MUMBAI: The market’s expectations from this year’s Budget were rather low. After the state election results, the market was hoping that the finance minister would maintain a status quo on populist spending, if nothing else. The other thing it was hoping for was a degree of realism as far as growth and slippage estimates were concerned. The FM seems to have delivered on both fronts. He has not painted a rosy picture of the economy, given that he envisages a fiscal deficit of 5.1 per cent in the next financial year (FY13). This is a welcome surprise from last year’s aggressive estimate of 4.6 per cent, which has been overshot by 130 basis points.

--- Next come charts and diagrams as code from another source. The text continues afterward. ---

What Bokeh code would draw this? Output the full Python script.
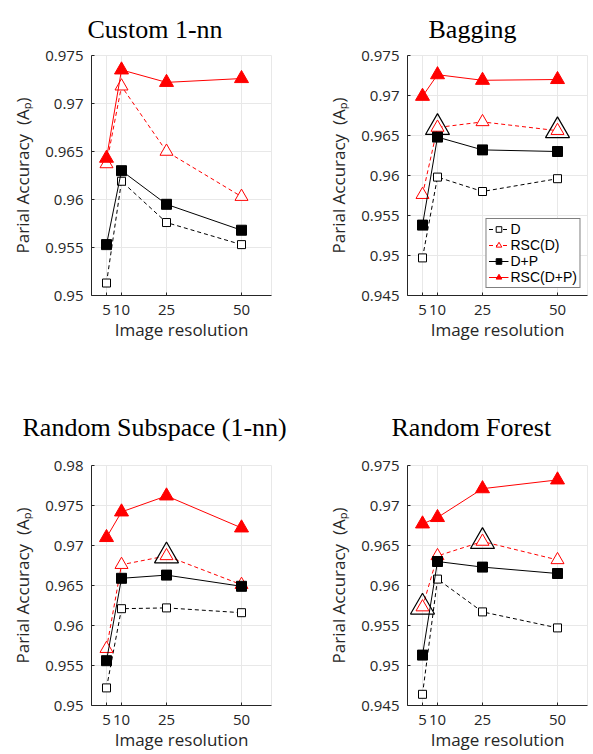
from bokeh.plotting import figure
from bokeh.layouts import gridplot
from bokeh.models import FixedTicker, CustomJSTickFormatter, Range1d
from bokeh.embed import file_html
from bokeh.resources import INLINE

# ---------------- data ----------------
resolutions = [5, 10, 25, 50]
x_ticks = [5, 10, 25, 50]

titles = ["Custom 1-nn", "Bagging", "Random Subspace (1-nn)", "Random Forest"]
series_names = ["D", "RSC(D)", "D+P", "RSC(D+P)"]

custom_D = [0.9513, 0.9619, 0.9576, 0.9553]
custom_RSC_D = [0.9637, 0.9718, 0.9650, 0.9603]
custom_DP = [0.9553, 0.9630, 0.9595, 0.9568]
custom_RSC_DP = [0.9643, 0.9735, 0.9722, 0.9726]

bagging_D = [0.9497, 0.9598, 0.9580, 0.9596]
bagging_RSC_D = [0.9576, 0.9660, 0.9667, 0.9656]
bagging_DP = [0.9538, 0.9648, 0.9632, 0.9630]
bagging_RSC_DP = [0.9699, 0.9726, 0.9719, 0.9720]

subspace_D = [0.9522, 0.9621, 0.9622, 0.9616]
subspace_RSC_D = [0.9571, 0.9676, 0.9687, 0.9651]
subspace_DP = [0.9556, 0.9659, 0.9663, 0.9649]
subspace_RSC_DP = [0.9710, 0.9742, 0.9762, 0.9722]

forest_D = [0.9464, 0.9608, 0.9567, 0.9547]
forest_RSC_D = [0.9573, 0.9637, 0.9655, 0.9632]
forest_DP = [0.9513, 0.9630, 0.9623, 0.9615]
forest_RSC_DP = [0.9677, 0.9685, 0.9721, 0.9732]

# indices (into resolutions) of the best RSC(D) results marked with a big black triangle
custom_best = []
bagging_best = [1, 3]
subspace_best = [2]
forest_best = [0, 2]

custom_yticks = [0.95, 0.955, 0.96, 0.965, 0.97, 0.975]
bagging_yticks = [0.945, 0.95, 0.955, 0.96, 0.965, 0.97, 0.975]
subspace_yticks = [0.95, 0.955, 0.96, 0.965, 0.97, 0.975, 0.98]
forest_yticks = [0.945, 0.95, 0.955, 0.96, 0.965, 0.97, 0.975]

# ---------------- style ----------------
SANS = "Open Sans"
LEG_FONT = "Liberation Sans"
SERIF = "Liberation Serif"
AXIS_COL = "#262626"
GRID_COL = "#e8e8e8"
RED = "#ff0000"
FRAME_W = 180
FRAME_H = 240


def make_panel(title, title_offset, title_standoff, D, RSC_D, DP, RSC_DP, yticks,
               best, legend, b_left, b_right, b_top, b_bottom):
    p = figure(frame_width=FRAME_W, frame_height=FRAME_H,
               min_border_left=b_left, min_border_right=b_right,
               min_border_top=b_top, min_border_bottom=b_bottom,
               x_range=Range1d(0, 60), y_range=Range1d(yticks[0], yticks[-1]),
               output_backend="svg", toolbar_location=None, tools="")
    p.title.text = title
    p.title.text_font = SERIF
    p.title.text_font_size = "26px"
    p.title.text_font_style = "normal"
    p.title.text_color = "black"
    p.title.align = "left"
    p.title.offset = title_offset
    p.title.standoff = title_standoff

    p.outline_line_color = GRID_COL
    p.background_fill_color = "white"
    p.border_fill_color = "white"

    for ax in (p.xaxis[0], p.yaxis[0]):
        ax.axis_line_color = AXIS_COL
        ax.axis_line_width = 1
        ax.major_tick_line_color = AXIS_COL
        ax.major_tick_in = 3
        ax.major_tick_out = 0
        ax.minor_tick_line_color = None
        ax.major_label_text_font = SANS
        ax.major_label_text_font_size = "15px"
        ax.major_label_text_color = AXIS_COL
        ax.axis_label_text_font = SANS
        ax.axis_label_text_font_size = "17px"
        ax.axis_label_text_font_style = "normal"
        ax.axis_label_text_color = AXIS_COL

    p.xaxis.ticker = FixedTicker(ticks=x_ticks)
    p.xaxis.axis_label = "Image resolution"
    p.xaxis.major_label_standoff = 9
    p.xaxis.axis_label_standoff = 0

    p.yaxis.ticker = FixedTicker(ticks=yticks)
    p.yaxis.formatter = CustomJSTickFormatter(code="return String(parseFloat(tick.toFixed(4)));")
    p.yaxis.axis_label = "Parial Accuracy\u00a0\u00a0(A\u209a)"
    p.yaxis.major_label_standoff = 8
    p.yaxis.axis_label_standoff = 8

    p.xgrid.ticker = FixedTicker(ticks=x_ticks)
    p.ygrid.ticker = FixedTicker(ticks=yticks)
    p.xgrid.grid_line_color = GRID_COL
    p.ygrid.grid_line_color = GRID_COL

    def lg(i):
        return {"legend_label": series_names[i]} if legend else {}

    # D : dashed black, open squares
    p.line(resolutions, D, line_color="black", line_width=1, line_dash="4 3", **lg(0))
    p.scatter(resolutions, D, marker="square", size=8, line_color="black",
              fill_color="white", line_width=1, **lg(0))
    # RSC(D) : dashed red, open triangles
    p.line(resolutions, RSC_D, line_color=RED, line_width=1, line_dash="4 3", **lg(1))
    p.scatter(resolutions, RSC_D, marker="triangle", size=13, line_color=RED,
              fill_color="white", line_width=1, **lg(1))
    # best results highlighted
    if best:
        p.scatter([resolutions[i] for i in best], [RSC_D[i] for i in best],
                  marker="triangle", size=24, line_color="black", fill_color=None,
                  line_width=1.2)
    # D+P : solid black, filled squares
    p.line(resolutions, DP, line_color="black", line_width=1, **lg(2))
    p.scatter(resolutions, DP, marker="square", size=10, line_color="black",
              fill_color="black", **lg(2))
    # RSC(D+P) : solid red, filled triangles
    p.line(resolutions, RSC_DP, line_color=RED, line_width=1, **lg(3))
    p.scatter(resolutions, RSC_DP, marker="triangle", size=14, line_color=RED,
              fill_color=RED, **lg(3))

    if legend:
        lgd = p.legend[0]
        lgd.location = "bottom_right"
        lgd.border_line_color = "black"
        lgd.border_line_width = 1
        lgd.background_fill_color = "white"
        lgd.background_fill_alpha = 1
        lgd.label_text_font = LEG_FONT
        lgd.label_text_font_size = "14px"
        lgd.label_text_color = "black"
        lgd.label_height = 14
        lgd.glyph_height = 14
        lgd.glyph_width = 20
        lgd.label_standoff = 2
        lgd.spacing = 0
        lgd.padding = 2
        lgd.margin = 7
    return p


f1 = make_panel(titles[0], -4, 23, custom_D, custom_RSC_D, custom_DP, custom_RSC_DP,
                custom_yticks, custom_best, False, 91, 29, 55, 90)
f2 = make_panel(titles[1], 21, 23, bagging_D, bagging_RSC_D, bagging_DP, bagging_RSC_DP,
                bagging_yticks, bagging_best, True, 107, 6, 55, 90)
f3 = make_panel(titles[2], -69, 48, subspace_D, subspace_RSC_D, subspace_DP, subspace_RSC_DP,
                subspace_yticks, subspace_best, False, 91, 29, 80, 48)
f4 = make_panel(titles[3], -16, 48, forest_D, forest_RSC_D, forest_DP, forest_RSC_DP,
                forest_yticks, forest_best, False, 107, 6, 80, 48)

grid = gridplot([[f1, f2], [f3, f4]], toolbar_location=None)

open("out.html", "w").write(file_html(grid, INLINE))
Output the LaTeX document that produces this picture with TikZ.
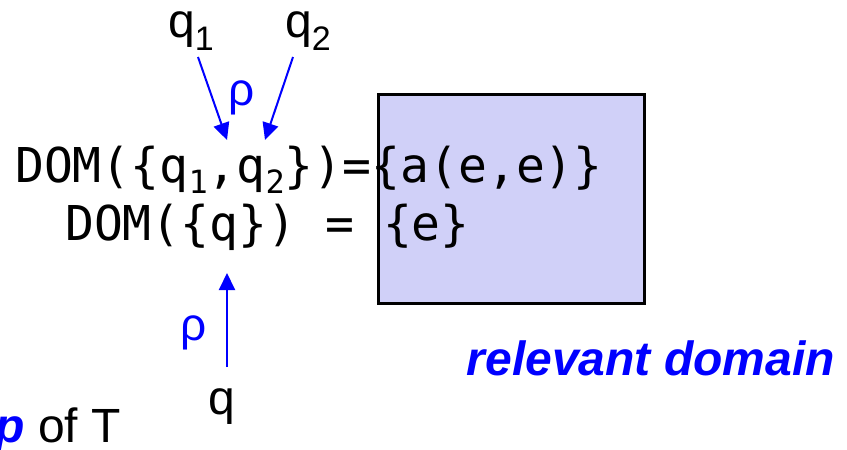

The FM has also committed to restrict expenditure on subsidies to less than two per cent of GDP from 2.4 per cent in FY12. The fuel subsidy bill in FY13 is estimated to be Rs 43,600 crore, compared to the Rs 68,500 crore in FY12. However, to achieve this, the government will need to increase diesel prices by 20 per cent, says Sanjay Mathur, head of strategy and research (Asia-exJapan) at the Royal Bank of Scotland. Going by the prevailing political mood, the FM may not find it very easy to implement the entire increase. Clearly, crude oil is a bigger risk this year than last year and the FM’s fiscal deficit targets could go awry. The government may be committed to curbing expenditure on subsidies, but Sonal Varma, economist at Nomura, believes that with no concrete measures in place, she sees room for overshoot on the subsidy bill.
Apart from the impending fuel price rise, the market is also questioning revenue estimates from taxes. Given the slowdown in growth and corporate profits, indirect tax estimates look optimistic. Hemang Jani of Sharekhan, said, “While there is nothing alarming in the Budget, I am not sure if growth will support the kind of tax collections that the government is building in.” Besides, the proposed increase in indirect taxes will also have an inflationary impact. The difference is that this part of the inflation will be driven by consumption and not supply-side bottlenecks, which has been the case so far. Put together, both the fuel price hike and increase in taxes will delay any rate action further. On the downside, the FM has said nothing to revive the investment sentiment in the country.
Foreign investors are retaining their neutral stance on Indian equities. RBS’s Mathur says the Budget has done nothing to change the outlook on policy on governance. “Clearly, the days of the market’s outperformance are over. In addition, US bond yields are going up, so the international environment suggest that there is reason to be euphoric about equities.” Sampath Iyengar, partner in Ada Investment Management, a US-based hedge fund, calls the Budget “Birbal’s Khichdi,” as it completely lacks the fire (which is political will in this case) to cook a meal (which is growth).
He says: “The government’s challenges (growth, inflation and poverty) will continue. For foreign investors nothing has changed as they see rate cuts further away as inflation will be led by consumption now. And there is nothing on investments in this Budget.” This is equally true for domestic investors as well.